Namibia continues to be safe at the community and national level from the negative
humanitarian and economic effects of landmines by eliminating mine/UXO accidents
and by ensuring that socio-economic development activities are not impeded by the
presence of landmines/UXO.
3. STRATEGIC OBJECTIVES 2005-2009
Objective 1: Identification of mined areas
Identify if there are any remaining areas of concern through a rapid survey in
Maintain a national response capability to investigate any areas where mines
are suspected to be present or reported to be present. This response
capability will also be able to react to UXO in a similar manner.
Continue with UXO identification and clearance.
Objective 2: Protecting civilians from access to mined areas or areas of suspected of being
If any new areas of mine or potential mine contamination are identified, Namibian
authorities will implement protection measures for the local community in
accordance with procedures that have been in practice for the last 14 years.
Authorities will conduct an information campaign to inform the local populace while
conducting detection and clearance operations.
Objective 3: Mine Risk Education
Namibia supports the efforts of ICRC in the provision of mine risk education to
Angolan refugees being repatriated to their homelands. ICRC are sponsoring and
funding this programme as part of the UNHCR sponsored repatriation process.
There are 11,000 Angolan refugees in Namibia and it is planned that they will be
repatriated by 2005.
Namibia will also continue to sponsor its own mine and UXO awareness campaign.
Objective 4: Victim Assistance
Namibia will continue to provide victim assistance to landmine survivors as part of
the national health system.
4. IMPLEMENTATION MECHANISMS
Namibia chose not to follow the international norm of a National Mine Action
Authority and a National Mine Action Centre. Cabinet tasked extant government
departments with responsibilities according to their specialties:
NDF to clear all known minefields.
Nambian Police with the responsibility for UXO.
The Ministry of Information and Broadcasting to develop and implement a
Namibia Mine Awareness Campaign.
Victim assistance to be provided through the national health system.

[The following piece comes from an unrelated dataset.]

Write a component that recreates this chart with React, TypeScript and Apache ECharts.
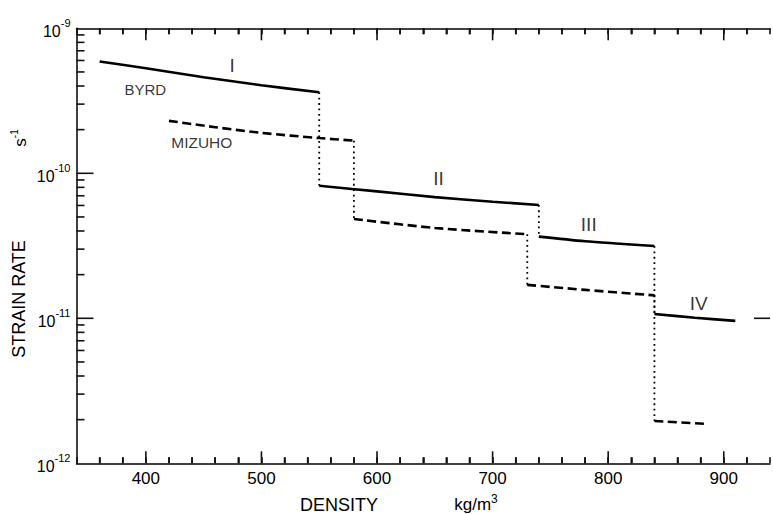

The National Demining Liaison Committee was later established to coordinate the
government response to the landmine problem in Namibia and to link mine action to
national development. The Committee was chaired by the Minister of Defence.
The National Demining Liaison Committee met on a regular basis. The Committee
has now ceased to meet as the mine problem in Namibia has been resolved to the
extent where such a national focus is no longer required.
The NDF continue to maintain a Landmine Focal Point who reports to the
Permanent Secretary of the Ministry of Defence.
The Namibian Police Force has established seven Regional Coordination Centres to
aid in the resolution of the UXO problem.
Namibia will continue to participate in the SADC mine action committee.
5. IMPLEMENTATION PLAN 2005-2009
Strategic Objectives 1 and 2 will be managed internally from within the resources of
the Government of Namibia and require no further reporting.
Strategic Objective 3 will be managed by the ICRC for mine risk education for the
refugees and requires no further reporting here. UXO/mine awareness targeted at
Namibia citizens will be managed internally from within the resources of the
Government of Namibia and requires no further reporting here.
Strategic Objective 4 will be implemented by the Ministry of Health under the
auspices of the national health system. If donor assistance is required, then the
Ministry of Health will sponsor this requirement.